Please ping me if that name turns up for you bob
Sorry for the quality.
Mohammed Samir Ferrat, a wealthy Algerian businessman and financier. Good background.
This page on TWA 800 is more complete.
This page has quite a bit of info on Ferrat and his relationship with Ron Brown, including:
Samir Ferrat aparenntly first met Ron Brown in the Ivory Coast on a previous trade mission. Ferrat's Swiss-based finance firm SOFINSA invested $92 million into a building project in the Ivory Coast with Chadwick International, a modular home builder based in Fairfax, VA. Chadwick had a special arrangement with the US Export-Import bank which guaranteed 85% of its sales to third-wolrd countries. Ferrat, Ron Brown and the two founders of Chadwick, George S. Henderson (President) and Ronald M. Nocera (CEO) were photographed together in the Ivory Coast in February of 1996. The full extent of Ferrat's relationship with Brown is unknown, however he was close enough to Brown to offer his son condolences after the crash in Dubrovnik.
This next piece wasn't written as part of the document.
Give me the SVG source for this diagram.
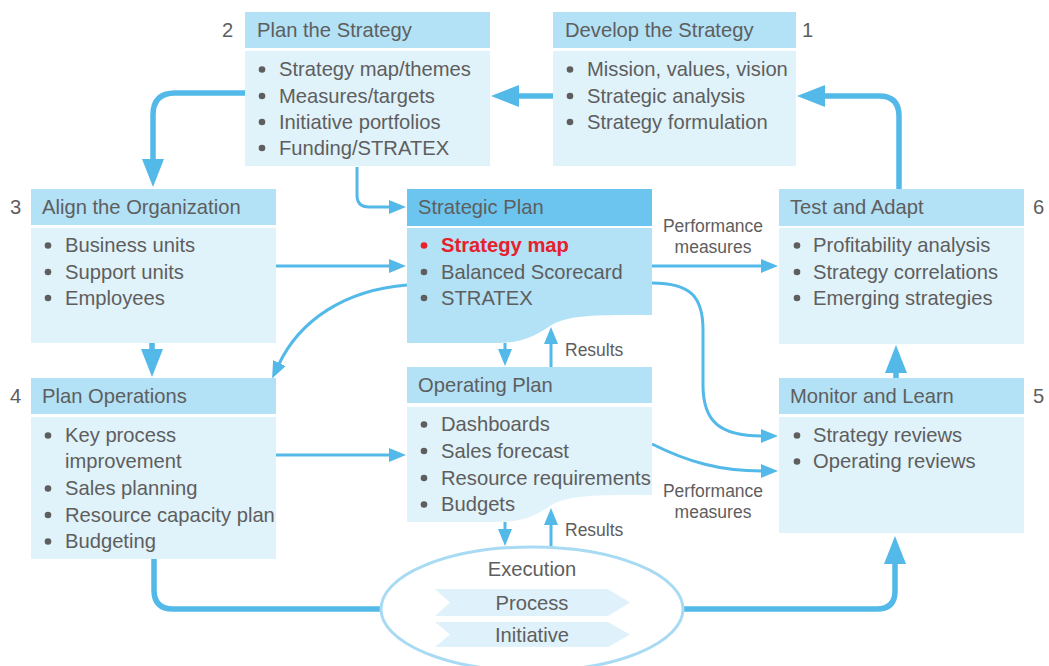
<svg xmlns="http://www.w3.org/2000/svg" width="1049" height="666" viewBox="0 0 1049 666">
<defs>
<style>
text{font-family:"Liberation Sans",Arial,sans-serif;fill:#5e5e5e;font-size:20.2px}
.lbl{font-size:17.5px}
.hd{fill:#b3e1f6}
.bd{fill:#e0f2fa}
.bul{fill:#5e5e5e}
.thick{fill:none;stroke:#52b9e9;stroke-width:5.5}
.thin{fill:none;stroke:#52b9e9;stroke-width:3}
</style>
<marker id="big" markerUnits="userSpaceOnUse" markerWidth="30" markerHeight="24" refX="1" refY="11" orient="auto">
<path d="M0,0 L28,11 L0,22 Z" fill="#52b9e9"/>
</marker>
<marker id="sm" markerUnits="userSpaceOnUse" markerWidth="20" markerHeight="16" refX="1" refY="7" orient="auto">
<path d="M0,0 L17,7 L0,14 Z" fill="#52b9e9"/>
</marker>
</defs>
<rect width="1049" height="666" fill="#ffffff"/>

<g id="connectors">
<path class="thick" d="M553 96 H518" marker-end="url(#big)"/>
<path class="thick" d="M899 189 V116 Q899 96 879 96 H824" marker-end="url(#big)"/>
<path class="thick" d="M245 93 H175 Q153 93 153 115 V160" marker-end="url(#big)"/>
<path class="thick" d="M152 343 V350" marker-end="url(#big)"/>
<path class="thick" d="M896 378 V372" marker-end="url(#big)"/>
<path class="thick" d="M154 559 V590 Q154 609 173 609 H382"/>
<path class="thick" d="M682 609 H877 Q895 609 895 591 V563" marker-end="url(#big)"/>
<path class="thin" d="M357 167 V195 Q357 207 369 207 H390" marker-end="url(#sm)"/>
<path class="thin" d="M276 266 H390" marker-end="url(#sm)"/>
<path class="thin" d="M652 266 H762" marker-end="url(#sm)"/>
<path class="thin" d="M276 455 H390" marker-end="url(#sm)"/>
<path class="thin" d="M652 283 C692 283 703 298 703 330 V385 C703 420 718 436 762 436" marker-end="url(#sm)"/>
<path class="thin" d="M652 444 C688 462 720 471 762 471" marker-end="url(#sm)"/>
<path class="thin" d="M407 285 C345 290 300 320 279 364" marker-end="url(#sm)"/>
<path class="thin" d="M505 343 V350" marker-end="url(#sm)"/>
<path class="thin" d="M551 367 V343" marker-end="url(#sm)"/>
<path class="thin" d="M505 522 V530" marker-end="url(#sm)"/>
<path class="thin" d="M551 547 V524" marker-end="url(#sm)"/>
<text class="lbl" x="713" y="232" text-anchor="middle">Performance</text>
<text class="lbl" x="713" y="253" text-anchor="middle">measures</text>
<text class="lbl" x="713" y="497" text-anchor="middle">Performance</text>
<text class="lbl" x="713" y="518" text-anchor="middle">measures</text>
<text class="lbl" x="565" y="356">Results</text>
<text class="lbl" x="565" y="536">Results</text>
</g>

<g id="develop">
<rect class="hd" x="553" y="12" width="243" height="36"/>
<rect class="bd" x="553" y="51" width="243" height="115"/>
<text x="565" y="37">Develop the Strategy</text>
<text x="802" y="37">1</text>
<circle class="bul" cx="570" cy="69.5" r="3.3"/><text x="587" y="76">Mission, values, vision</text>
<circle class="bul" cx="570" cy="96" r="3.3"/><text x="587" y="103">Strategic analysis</text>
<circle class="bul" cx="570" cy="122" r="3.3"/><text x="587" y="129">Strategy formulation</text>
</g>

<g id="plan">
<rect class="hd" x="245" y="12" width="245" height="36"/>
<rect class="bd" x="245" y="51" width="245" height="115"/>
<text x="257" y="37">Plan the Strategy</text>
<text x="222" y="37">2</text>
<circle class="bul" cx="262" cy="69.5" r="3.3"/><text x="279" y="76">Strategy map/themes</text>
<circle class="bul" cx="262" cy="96" r="3.3"/><text x="279" y="103">Measures/targets</text>
<circle class="bul" cx="262" cy="122" r="3.3"/><text x="279" y="129">Initiative portfolios</text>
<circle class="bul" cx="262" cy="148" r="3.3"/><text x="279" y="155">Funding/STRATEX</text>
</g>

<g id="align">
<rect class="hd" x="31" y="189" width="245" height="36"/>
<rect class="bd" x="31" y="228" width="245" height="115"/>
<text x="42" y="214">Align the Organization</text>
<text x="10" y="214">3</text>
<circle class="bul" cx="48" cy="245.5" r="3.3"/><text x="65" y="252">Business units</text>
<circle class="bul" cx="48" cy="272" r="3.3"/><text x="65" y="279">Support units</text>
<circle class="bul" cx="48" cy="298" r="3.3"/><text x="65" y="305">Employees</text>
</g>

<g id="planops">
<rect class="hd" x="31" y="378" width="245" height="36"/>
<rect class="bd" x="31" y="417" width="245" height="142"/>
<text x="42" y="403">Plan Operations</text>
<text x="10" y="403">4</text>
<circle class="bul" cx="48" cy="435.5" r="3.3"/><text x="65" y="442">Key process</text>
<text x="65" y="468">improvement</text>
<circle class="bul" cx="48" cy="488.5" r="3.3"/><text x="65" y="495">Sales planning</text>
<circle class="bul" cx="48" cy="515" r="3.3"/><text x="65" y="522">Resource capacity plan</text>
<circle class="bul" cx="48" cy="541.5" r="3.3"/><text x="65" y="548">Budgeting</text>
</g>

<g id="strategicplan">
<rect x="407" y="189" width="245" height="37" fill="#6cc5ee"/>
<path d="M407 228 H652 V315 C600 315 568 314 550 326 C532 338 520 343 495 343 H407 Z" fill="#b3e1f6"/>
<text x="418" y="214">Strategic Plan</text>
<circle cx="424" cy="245.5" r="3.3" fill="#e8202a"/><text x="441" y="252" style="fill:#e8202a;font-weight:bold">Strategy map</text>
<circle class="bul" cx="424" cy="272" r="3.3"/><text x="441" y="279">Balanced Scorecard</text>
<circle class="bul" cx="424" cy="298" r="3.3"/><text x="441" y="305">STRATEX</text>
</g>

<g id="operatingplan">
<rect class="hd" x="407" y="367" width="245" height="36"/>
<path class="bd" d="M407 407 H652 V495 C600 495 568 494 550 506 C532 518 520 522 495 522 H407 Z"/>
<text x="418" y="392">Operating Plan</text>
<circle class="bul" cx="424" cy="424.5" r="3.3"/><text x="441" y="431">Dashboards</text>
<circle class="bul" cx="424" cy="451" r="3.3"/><text x="441" y="458">Sales forecast</text>
<circle class="bul" cx="424" cy="478" r="3.3"/><text x="441" y="485">Resource requirements</text>
<circle class="bul" cx="424" cy="504.5" r="3.3"/><text x="441" y="511">Budgets</text>
</g>

<g id="testadapt">
<rect class="hd" x="779" y="189" width="245" height="37"/>
<rect class="bd" x="779" y="228" width="245" height="116"/>
<text x="790" y="214">Test and Adapt</text>
<text x="1033" y="214">6</text>
<circle class="bul" cx="797" cy="245.5" r="3.3"/><text x="813" y="252">Profitability analysis</text>
<circle class="bul" cx="797" cy="272" r="3.3"/><text x="813" y="279">Strategy correlations</text>
<circle class="bul" cx="797" cy="298" r="3.3"/><text x="813" y="305">Emerging strategies</text>
</g>

<g id="monitor">
<rect class="hd" x="779" y="378" width="245" height="36"/>
<rect class="bd" x="779" y="417" width="245" height="116"/>
<text x="790" y="403">Monitor and Learn</text>
<text x="1033" y="403">5</text>
<circle class="bul" cx="797" cy="435.5" r="3.3"/><text x="813" y="442">Strategy reviews</text>
<circle class="bul" cx="797" cy="461.5" r="3.3"/><text x="813" y="468">Operating reviews</text>
</g>

<g id="execution">
<ellipse cx="532" cy="609" rx="151" ry="62" fill="#ffffff" stroke="#a8dbf3" stroke-width="3"/>
<text x="532" y="576" text-anchor="middle">Execution</text>
<polygon points="435,589 608,589 630,602.5 608,616 435,616 450,602.5" fill="#dff1fa"/>
<polygon points="435,622 608,622 630,634.5 608,647 435,647 450,634.5" fill="#dff1fa"/>
<text x="532" y="610" text-anchor="middle">Process</text>
<text x="532" y="642" text-anchor="middle">Initiative</text>
</g>
</svg>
There is much that smacks of suspicious relationships. There are some that consider Ferrat as an Arkancide.
To: A Whitewater Researcher
What do you suppose would be the actuarial [sp?] odds on one individual escaping one deadly plane crash only to be killed by another a short while later?
This item really is DAMNING!
From: Bob Ireland (corsairxxxxx.com) *
12/24/97 18:02:50 PSTTo: Bob Ireland
Those would be astronomical odds. I'll check it up.
From: Arthur Wildfire! March (wildfire@xxxx.com) *
12/24/97 18:26:14 PSTTo: Bob Ireland
This is just a quick estimate: 1 chance in 138 billion. This is not in the heavy details, and my math could be off.
I received these statistics at airsafe.com/airline/htm. Totaling up the US/Canada statistics of Delta, United, American, and US Airways, there were 69 million flights since 1970, and 30 accidents that led to fatalities, which amounts to 2.3 million flights per fatal crash. This would represent TWA 800.
However, we need to compare that with a worst-case scenario, such as the worst airline on earth, Aero Peru, which has 1 fatal crash per 60,000 flights. I would imagine that few would argue that Ron Brown was in any worse potential danger than that unless foul play would be assumed.
Then, to board a good, old US commercial flight destined for tragedy RIGHT AFTER the first would mean to multiply 60,000 by 2.3 million. But, I'm sure that a mathematician would find a more accurate way of working it out.
Result, 1 chance in 138 billion. If my math is correct, then it is unlikely that anyone had ever been scheduled on two non-military back-to-back airline tragedies since 1970 before (leading to deaths), unless that person had a 'whole heap' of schedule changes.